Para ele, o fenômeno é uma característica da sociedade contemporânea, forçada – e acostumada – a absorver cada vez mais informação. "É uma questão neurofisiológica. O cérebro se acostuma a determinados estímulos e passa a necessitar deles. O excesso de dados disponíveis cria a necessidade de sempre se estar sabendo das coisas. Ainda que aquilo seja inútil", explica.

Escolhas e gostos padronizados pelo outro

Uma entrevista concedida pelo presidente norte-americano Barack Obama à revista Rolling Stone, em 2010, rendeu comentários dos analistas políticos daquele país durante semanas. A polêmica, entretanto, não estava relacionada à crise econômica, à guerra no Afeganistão ou ao vazamento de petróleo no Golfo do México. A parte mais interessante de sua fala surgiu após a pergunta: "o que tem em seu iPod?"

Os analistas perceberam que o catálogo de artistas preferidos de Obama era tão político quanto o próprio presidente. Cui­dadosamente, Obama citou um músico saído da cultura negra absorvido pelos brancos (Stevie Wonder) e logo depois um branco crítico e engajado à luta pelos direitos civis (Bob Dylan). Roqueiros hedonistas e estrangeiros (Rolling Stones) e jazzistas introspectivos (Miles Davis e John Coltrane). As escolhas musicais sempre apontam para a convergência e o consenso, assim como a postura política do dono do aparelho.

Pertencimento

O presidente norte-americano replica um comportamento amplamente identificável na sociedade. O rol dos gostos pessoais funciona, sobretudo, como mecanismo de pertencimento. "Os padrões se impõem muito fortemente entre nós. Temos uma necessidade em saber o que os outros vestem, ouvem, leem, comem, enfim, o que consideram normal. Porque não queremos ficar de fora", explica o coordenador do curso de Psicologia da Pontifícia Universidade Ca­­tólica do Paraná (PUCPR), Naim Akel Filho.

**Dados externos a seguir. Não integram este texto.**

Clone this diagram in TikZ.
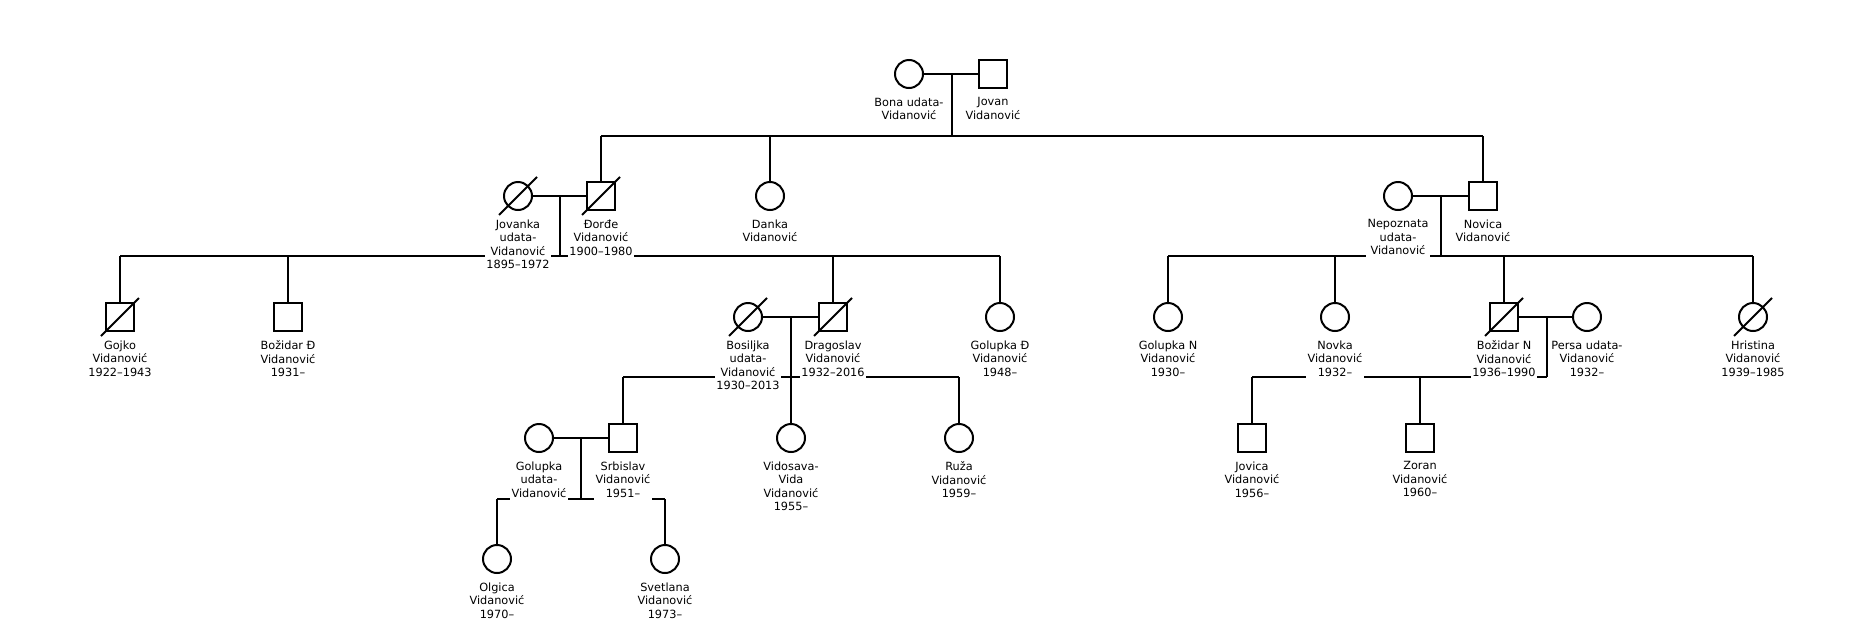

Com a amplitude de informações e o consequente aumento nas possibilidades de escolha, até a adoção de padrões exige esforço, pois começa a ganhar escala. Em 2006, a editora Sextante, famosa por publicar os best-sellers de Dan Brown no Brasil, publicou um guia intitulado 1000 Lugares para Conhecer antes de Morrer. Devido à boa resposta do público (270 mil exemplares vendidos), a editora investiu em outros títulos da série. Seguiram-se Filmes, Discos, Vinhos, Dias que Mudaram o Mundo, Invenções que Mudaram o Mundo, Comidas, Maravilhas Naturais e Cervejas.

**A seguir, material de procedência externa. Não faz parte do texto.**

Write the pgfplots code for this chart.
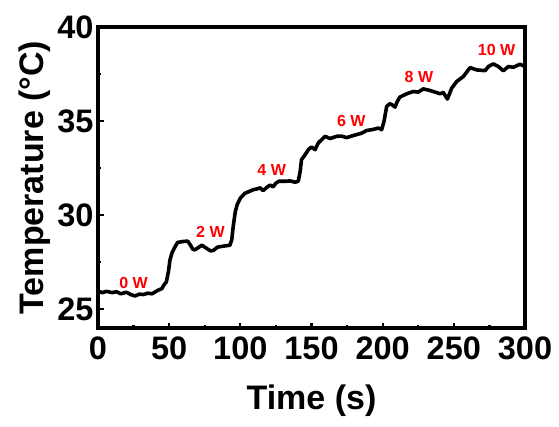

A venda somada desses títulos ultrapassa os 600 mil exemplares. "As listas nos ajudam muito em meio a essa enxurrada de lançamentos. São importantes para encontrar clássicos que nunca perdem o interesse e que a pessoa não descobriria simplesmente saindo por aí", destaca um dos sócios da editora Tomás Pereira. "Acredito que o principal consumidor seja o público leigo, que quer ter alguma referência."